Abstract

Shorter product life cycles and the resulting increase in new product introductions boost the importance of product launch operations. In the pharmaceutical sector, product launch operations are of particular importance, as companies seek to reduce time-to-market to better exploit patent protection. Large volumes of product need to be ready to fill the downstream supply chain immediately at market launch. Building up the required inventory is, however, connected to several risks. In addition to the risk associated with the lack of demand information for a new product, there are several risks unique to the pharmaceutical sector. After approval by central authorities such as the FDA or EMA, a new drug still needs to receive market authorization, which is in most cases granted by some local authorities – in Europe, for example, by more than 30 national and regional bodies.
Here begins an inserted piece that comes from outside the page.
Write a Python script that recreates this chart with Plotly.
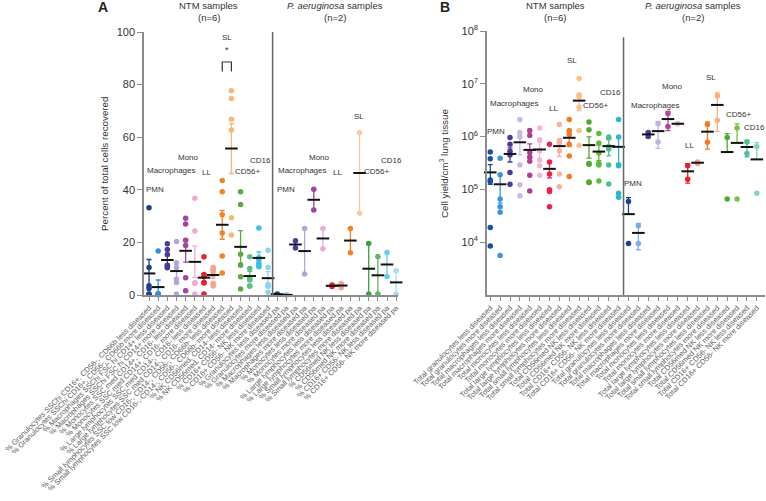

The duration of these different market authorization processes as well as their outcomes (e.g. price and reimbursement levels, requirements of label or leaflet changes) are highly uncertain. We develop a two-stage stochastic model to support market launch preparation decisions. It trades off the costs of accepting these risks, for example by risk packaging before authorization, against the lost revenue caused by risk-averse operations. The model is applied to a case based on an empirical study. Our approach results in significant savings compared to current practices. We hereby provide an example of how quantitative methodology can provide valuable decision support for product launch operations, even when complex regulatory affairs need to be considered.